A agenda alemã e as invasões bárbaras

E tudo fica igual em Portugal depois das eleições na Alemanha? Não. Tudo vai mudar para a União Europeia e, por tabela, para Portugal.

Para bem ou para mal: pela mão do novo governo alemão, a UE terá nos próximos quatro anos a sua maior transformação e aprofundamento. Só para mal: se não for um aprofundamento, será uma desintegração por efeito das forças centrífugas nos países do sul e na Europa central, como a Polónia ou a Eslováquia, e pelas políticas nacionalistas da Alemanha. Já há muito que o governo alemão se sente tentado a isolar o país na sua ilha de prosperidade e a aproximar-se do bloco euro-asiático, a começar pela Rússia, em detrimento do projeto europeu.

A coligação que irá agora governar na Alemanha tem de decidir se aposta numa União Europeia de instituições reforçadas a longo prazo, como a apregoa Macron, ou se continua a navegar à vista, o que levará ao colapso do Euro. Mas há mais mudanças a acelerar o processo de coesão ou fragmentação da UE: Draghi e Juncker entregarão, respetivamente, a em breve a presidência do Banco Central Europeu e da Comissão Europeia aos seus sucessores. Se o futuro presidente do BCE for o candidato mais bem cotado, que atualmente é presidente do Bundesbank, o projeto duma Europa mais solidária (leia-se: mais cara para a Alemanha e por isso tema tabu para Berlim até ao dia de ontem) sofre logo à partida um golpe. Já com Juncker sai um europeu convicto, mas fraco e errático que seguiu sempre a voz de Merkel.

A UE, o tema de longe mais importante para a Alemanha, e para todos os restantes países da União Europeia, foi estrategicamente eclipsado durante a campanha eleitoral alemã. Nos 96 minutos do único debate televisivo da campanha eleitoral entre os dois líderes dos partidos da anterior coligação (Merkel pela CDU e Schulz pelo SPD) não se falou um só minuto sobre a UE. Não se falou, porque ambos os candidatos sabiam que qualquer debate sobre a Europa iria custar votos ao centro e fortalecer posições radicalmente antieuropeias, de "defesa das poupanças" e de saída da moeda única, defendidas pela AfD, a "Alternativa para a Alemanha", que colocou desde ontem as posições da extrema-direita no centro do debate político.
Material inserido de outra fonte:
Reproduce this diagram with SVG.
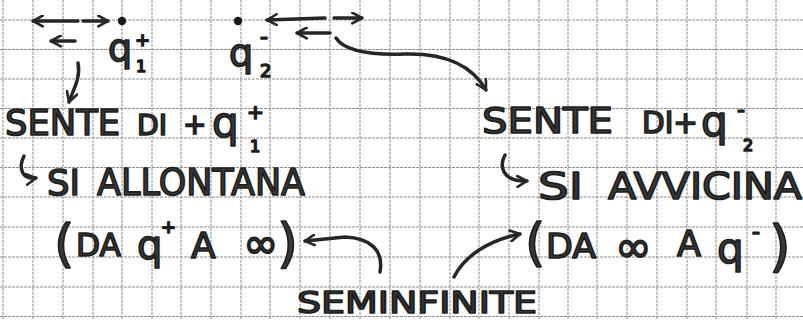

Mas também os liberais do FDP são perigosos para os países do sul da Europa: advogam a expulsão da Grécia do Euro e defenderão o mesmo contra Portugal, quando os sinais de crise voltarem a fazer-se sentir (a dívida pública de Portugal, em percentagem do PIB, já é maior do que era a da Grécia no início da crise do euro). E dentro do SPD de Schulz há muitos antieuropeus, pró-russos, tal como por maioria de razão no "die Linke", mais à esquerda. Ou seja: a política alemã esconde à direita, ao centro e à esquerda, enormes riscos para a UE.

Por enquanto, Portugal continua a beneficiar das "invasões bárbaras".

Investimento estrangeiro em imobiliário, adesão a privilégios fiscais para estrangeiros, vistos gold (opacos e suspeitos), turismo desenfreado, atrizes, atores e vedetas reformadas. A vaga de invasão é de fundo: mais de metade dos alunos de mestrado da Universidade Nova de Lisboa, na área de Economia e e Gestão, são estrangeiros. Dum total de 600 alunos, 98 são alemães, 50 italianos além de mais 40 nacionalidades. Lisboa e Porto estão a transformar-se em cidades europeias cheias de jovens de todo o mundo. Na costa algarvia ou na Costa da Caparica passeiam-se reformados holandeses, alemães, escandinavos e brasileiros. Portugal é neste momento uma mistura de Silicon Valley e Florida com dieta mediterrânica e pastéis de nata. A UE, a estabilidade política, a segurança, o clima e as ligações aéreas de baixo custo são os motores da economia portuguesa.

Mas a conjuntura é frágil, como se sente, quando uma empresa low cost, que representa o pior do turbo-capitalismo e da irresponsabilidade social, corta umas centenas de voos para Portugal. Muito mais grave será se, a Alemanha com o seu novo governo, não der passos claros a favor duma UE, em que o poder e a riqueza, não se acumulam entre Frankfurt e Berlim.